I created an external table to give the Kognitio system access to the CSV data on HDFS. This kind of table can’t be written to but can be queried like any other ‘regular’ table on the Kognitio system. Then I created a view on the external table to project only the postcodes. I followed this by creating a view image on the view to pin the postcode only rows of the view in memory. It is faster to access rows in memory than anywhere else.

Then I created several ram-only tables to store postcodes with their check-sums. Ram-only tables as the name suggests do not store row data on disk and so using them avoids any slow disk operation overheads.

Finally I ran and timed a series of insert-select queries that computed the check-sums for our postcodes and inserted them into the ram-only tables.

Some Background On External Tables, Connectors and Plugin Modules

Kognitio’s external tables present data from external sources as a set of records of fields using a connector. The list of fields and the connector are specified by the create external table statement.

The connector in turn specifies the data provider to use along with any connector specific configuration parameter settings required.
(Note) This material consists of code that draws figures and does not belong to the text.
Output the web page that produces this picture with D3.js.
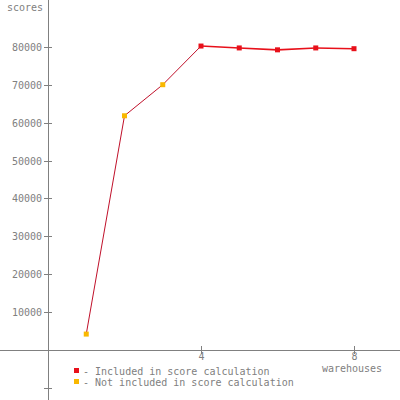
<!DOCTYPE html>
<html><head><meta charset="utf-8">
<script src="https://cdn.jsdelivr.net/npm/d3@7"></script>
<style>
html,body{margin:0;padding:0;background:#fff;}
svg{display:block;}
text{font-family:"DejaVu Sans Mono",monospace;font-size:10px;fill:#808080;}
</style></head>
<body>
<script>
const warehouses = [1, 2, 3, 4, 5, 6, 7, 8];
const scores = [4200, 61800, 70000, 80200, 79700, 79200, 79700, 79500];
const included = [false, false, false, true, true, true, true, true];
const yTicks = [-10000, 10000, 20000, 30000, 40000, 50000, 60000, 70000, 80000];
const xTicks = [4, 8];
const legendLabels = ["- Included in score calculation", "- Not included in score calculation"];
const legendColors = ["#e8101a", "#f9b800"];

const W = 400, H = 400;
const svg = d3.select("body").append("svg").attr("width", W).attr("height", H);
const x = d3.scaleLinear().domain([0, 8]).range([48, 354]);
const y = d3.scaleLinear().domain([0, 80000]).range([350, 46.8]);

const grey = "#808080";
svg.append("line").attr("x1", x(0)).attr("x2", x(0)).attr("y1", 0).attr("y2", H)
  .attr("stroke", grey).attr("stroke-width", 1).attr("shape-rendering", "crispEdges");
svg.append("line").attr("x1", 0).attr("x2", W).attr("y1", y(0)).attr("y2", y(0))
  .attr("stroke", grey).attr("stroke-width", 1).attr("shape-rendering", "crispEdges");

const yAxis = d3.axisLeft(y).tickValues(yTicks).tickSizeInner(4).tickSizeOuter(0)
  .tickFormat(d => d > 0 ? d : "");
const gy = svg.append("g").attr("transform", `translate(${x(0)},0)`).call(yAxis);
gy.select(".domain").remove();
gy.selectAll(".tick line").attr("x1", -4).attr("x2", 4).attr("stroke", grey).attr("shape-rendering", "crispEdges");
gy.selectAll(".tick text").attr("x", -6).attr("dy", "0.35em").style("font-family", '"DejaVu Sans Mono",monospace').style("font-size", "10px").attr("fill", grey);

const xAxis = d3.axisBottom(x).tickValues(xTicks).tickSizeInner(4).tickSizeOuter(0);
const gx = svg.append("g").attr("transform", `translate(0,${y(0)})`).call(xAxis);
gx.select(".domain").remove();
gx.selectAll(".tick line").attr("y1", -4).attr("y2", 4).attr("stroke", grey).attr("shape-rendering", "crispEdges");
gx.selectAll(".tick text").attr("y", 3).attr("dy", "0.71em").style("font-family", '"DejaVu Sans Mono",monospace').style("font-size", "10px").attr("fill", grey);

svg.append("text").attr("x", 43).attr("y", 11).attr("text-anchor", "end").text("scores");
svg.append("text").attr("x", 352).attr("y", 372).attr("text-anchor", "middle").text("warehouses");

const pts = warehouses.map((w, i) => ({w, s: scores[i], inc: included[i]}));
for (let i = 0; i < pts.length - 1; i++) {
  const a = pts[i], b = pts[i + 1];
  const both = a.inc && b.inc;
  svg.append("line")
    .attr("x1", x(a.w)).attr("y1", y(a.s)).attr("x2", x(b.w)).attr("y2", y(b.s))
    .attr("stroke", both ? "#e8101a" : "#c0102a")
    .attr("stroke-width", both ? 1.6 : 1);
}
svg.selectAll("rect.pt").data(pts).enter().append("rect").attr("class", "pt")
  .attr("x", d => x(d.w) - 2.5).attr("y", d => y(d.s) - 2.5)
  .attr("width", 5).attr("height", 5)
  .attr("fill", d => d.inc ? legendColors[0] : legendColors[1]);

const lg = svg.append("g");
legendLabels.forEach((t, i) => {
  lg.append("rect").attr("x", 74).attr("y", 368 + i * 11).attr("width", 5).attr("height", 5).attr("fill", legendColors[i]);
  lg.append("text").attr("x", 83).attr("y", 375 + i * 11).text(t);
});
</script>
</body></html>
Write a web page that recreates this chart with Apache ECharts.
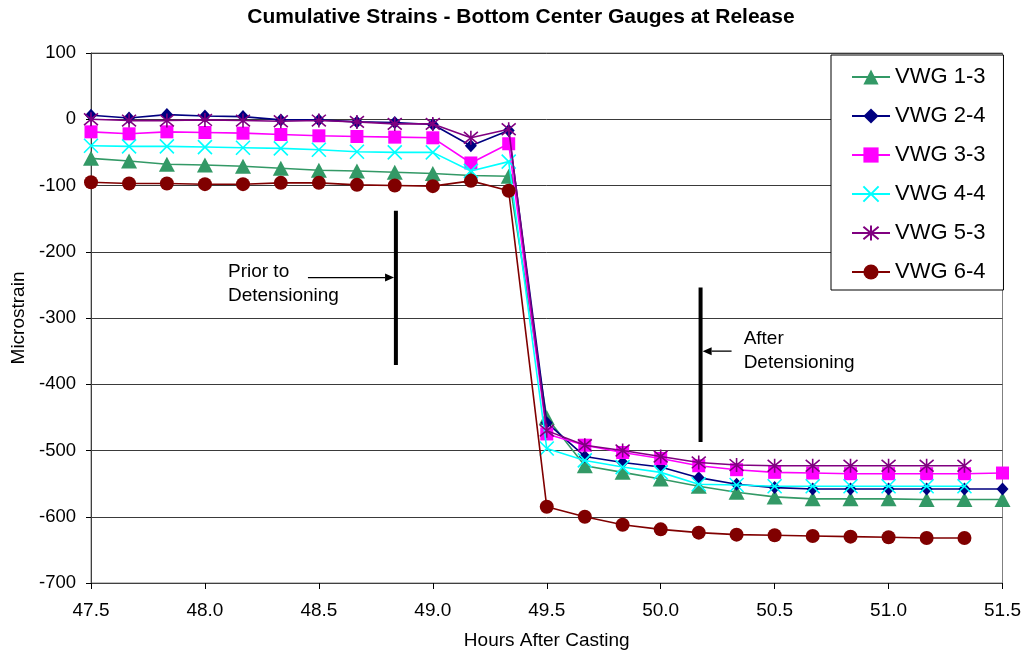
<!DOCTYPE html>
<html>
<head>
<meta charset="utf-8">
<title>Cumulative Strains - Bottom Center Gauges at Release</title>
<script src="https://cdn.jsdelivr.net/npm/echarts@6/dist/echarts.min.js"></script>
<style>
  html, body { margin: 0; padding: 0; background: #fff; }
  #chart { width: 1024px; height: 655px; }
</style>
</head>
<body>
<div id="chart"></div>
<script>
// Readings every 10 minutes around strand release
const hours = [47.5, 47.667, 47.833, 48.0, 48.167, 48.333, 48.5, 48.667, 48.833, 49.0,
               49.167, 49.333, 49.5, 49.667, 49.833, 50.0, 50.167, 50.333, 50.5, 50.667,
               50.833, 51.0, 51.167, 51.333, 51.5];

const vwg13 = [-59, -63, -68, -69, -71, -74, -77, -78, -80, -82, -85, -86,
               -450, -523, -533, -543, -554, -563, -570, -573, -573, -573, -574, -574, -574];
const vwg24 = [6, 2, 7, 5, 4, -1, -1, -4, -5, -8, -40, -17,
               -458, -509, -518, -525, -541, -551, -556, -558, -558, -558, -558, -558, -558];
const vwg33 = [-19, -22, -19, -20, -21, -23, -25, -26, -27, -28, -66, -37,
               -475, -492, -503, -512, -523, -529, -533, -534, -535, -535, -535, -535, -534];
const vwg44 = [-40, -41, -41, -42, -43, -44, -46, -49, -50, -50, -78, -64,
               -497, -515, -525, -533, -551, -552, -554, -554, -554, -554, -554, -554, null];
const vwg53 = [0, -2, -2, -1, -2, -3, -2, -4, -7, -7, -28, -15,
               -470, -492, -500, -509, -518, -522, -523, -523, -523, -523, -523, -523, null];
const vwg64 = [-95, -97, -97, -98, -98, -96, -96, -99, -100, -101, -93, -108,
               -585, -600, -612, -619, -624, -627, -628, -629, -630, -631, -632, -632, null];

const seriesNames = ['VWG 1-3', 'VWG 2-4', 'VWG 3-3', 'VWG 4-4', 'VWG 5-3', 'VWG 6-4'];
const seriesValues = [vwg13, vwg24, vwg33, vwg44, vwg53, vwg64];
const seriesColors = ['#339966', '#000080', '#FF00FF', '#00FFFF', '#800080', '#800000'];

const xTicks = { min: 47.5, max: 51.5, step: 0.5 };
const yTicks = { min: -700, max: 100, step: 100 };

const FONT = "'Liberation Sans', Arial, Helvetica, sans-serif";

// Marker shapes: triangle, diamond, square, cross, asterisk, circle
const crossPath = 'path://M0,0L10,10M10,0L0,10';
const starPath = 'path://M0,0L10,10M10,0L0,10M5,-1L5,11';
const markerDefs = [
  { symbol: 'triangle', size: [16, 15], stroke: false },
  { symbol: 'diamond', size: [12, 13], stroke: false },
  { symbol: 'rect', size: [13, 13], stroke: false },
  { symbol: crossPath, size: [14, 14], stroke: true },
  { symbol: starPath, size: [14, 14], stroke: true },
  { symbol: 'circle', size: [14, 14], stroke: false }
];

function pairs(values) {
  const out = [];
  for (let i = 0; i < hours.length; i++) {
    if (values[i] !== null && values[i] !== undefined) out.push([hours[i], values[i]]);
  }
  return out;
}

const series = seriesNames.map((name, i) => {
  const m = markerDefs[i];
  const c = seriesColors[i];
  return {
    name: name,
    type: 'line',
    data: pairs(seriesValues[i]),
    symbol: m.symbol,
    symbolSize: m.size,
    showAllSymbol: true,
    lineStyle: { color: c, width: 1.6 },
    itemStyle: m.stroke
      ? { color: c, borderColor: c, borderWidth: 1.6 }
      : { color: c, borderWidth: 0 },
    emphasis: { disabled: true },
    z: 2 + i
  };
});

const chart = echarts.init(document.getElementById('chart'), null, { renderer: 'canvas' });

chart.setOption({
  animation: false,
  backgroundColor: '#fff',
  textStyle: { fontFamily: FONT },
  title: {
    text: 'Cumulative Strains - Bottom Center Gauges at Release',
    left: 521,
    top: 7,
    textAlign: 'center',
    padding: 0,
    textStyle: { fontFamily: FONT, fontSize: 21, fontWeight: 'bold', color: '#000' }
  },
  grid: {
    left: 91, right: 21, top: 53, bottom: 70,
    show: true, borderColor: '#808080', borderWidth: 1, backgroundColor: '#fff'
  },
  legend: {
    orient: 'vertical',
    left: 831,
    top: 55,
    backgroundColor: '#fff',
    borderColor: '#000',
    borderWidth: 1,
    borderRadius: 0,
    padding: [11, 18, 7, 20],
    itemGap: 17,
    itemWidth: 38,
    itemHeight: 19,
    selectedMode: false,
    data: seriesNames,
    textStyle: { fontFamily: FONT, fontSize: 22, lineHeight: 22, color: '#000' }
  },
  xAxis: {
    type: 'value',
    min: xTicks.min,
    max: xTicks.max,
    interval: xTicks.step,
    name: 'Hours After Casting',
    nameLocation: 'middle',
    nameGap: 48,
    nameTextStyle: { fontFamily: FONT, fontSize: 19, color: '#000' },
    axisLine: { onZero: false, lineStyle: { color: '#404040', width: 1 } },
    axisTick: { show: true, inside: false, length: 6, lineStyle: { color: '#000' } },
    axisLabel: {
      margin: 18,
      fontFamily: FONT, fontSize: 19, color: '#000',
      formatter: v => v.toFixed(1)
    },
    splitLine: { show: false }
  },
  yAxis: {
    type: 'value',
    min: yTicks.min,
    max: yTicks.max,
    interval: yTicks.step,
    name: 'Microstrain',
    nameLocation: 'middle',
    nameGap: 62,
    nameRotate: 90,
    nameTextStyle: { fontFamily: FONT, fontSize: 19, color: '#000' },
    axisLine: { show: true, lineStyle: { color: '#404040', width: 1 } },
    axisTick: { show: true, inside: false, length: 5, lineStyle: { color: '#000' } },
    axisLabel: { margin: 15, fontFamily: FONT, fontSize: 18.5, color: '#000' },
    splitLine: { show: true, lineStyle: { color: '#3a3a3a', width: 1 } }
  },
  series: series
});

// Annotation bars, arrows and notes placed in data space
const notes = [
  {
    lines: 'Prior to\nDetensioning',
    bar: { x: 48.838, y1: -138, y2: -371 },
    arrow: { x1: 48.452, x2: 48.830, y: -239 },
    text: { x: 48.101, y: -249 }
  },
  {
    lines: 'After\nDetensioning',
    bar: { x: 50.175, y1: -254, y2: -487 },
    arrow: { x1: 50.311, x2: 50.184, y: -350 },
    text: { x: 50.364, y: -349 }
  }
];

function px(x, y) { return chart.convertToPixel({ gridIndex: 0 }, [x, y]); }

const graphics = [];
notes.forEach(n => {
  const b1 = px(n.bar.x, n.bar.y1), b2 = px(n.bar.x, n.bar.y2);
  graphics.push({
    type: 'line', z: 50,
    shape: { x1: b1[0], y1: b1[1], x2: b2[0], y2: b2[1] },
    style: { stroke: '#000', lineWidth: 4 }
  });
  const a1 = px(n.arrow.x1, n.arrow.y), a2 = px(n.arrow.x2, n.arrow.y);
  const dir = a2[0] > a1[0] ? 1 : -1;
  const headLen = 9, headHalf = 4;
  graphics.push({
    type: 'line', z: 50,
    shape: { x1: a1[0], y1: a1[1], x2: a2[0] - dir * headLen, y2: a2[1] },
    style: { stroke: '#000', lineWidth: 1.3 }
  });
  graphics.push({
    type: 'polygon', z: 50,
    shape: { points: [[a2[0], a2[1]], [a2[0] - dir * headLen, a2[1] - headHalf], [a2[0] - dir * headLen, a2[1] + headHalf]] },
    style: { fill: '#000' }
  });
  const t = px(n.text.x, n.text.y);
  graphics.push({
    type: 'text', z: 50,
    x: t[0], y: t[1],
    style: {
      text: n.lines, fill: '#000', font: '19px ' + FONT,
      lineHeight: 24, textAlign: 'left', textVerticalAlign: 'middle'
    }
  });
});

chart.setOption({ graphic: graphics });
</script>
</body>
</html>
The data provider implements the interface to the external data source for the internals of the Kognitio system. Data providers are also known as connectors but I wanted to avoid potential confusion from shared names.

The data provider that I used to access the HDFS data is implemented as a plugin connector provided by a plugin module. Plugin Modules are how Kognitio system implements some features that are not in the core code. Loading and activating the plugin modules is required to make their features available to the Kognitio system. Plugin modules can also present parameters used for any module specific configuration required.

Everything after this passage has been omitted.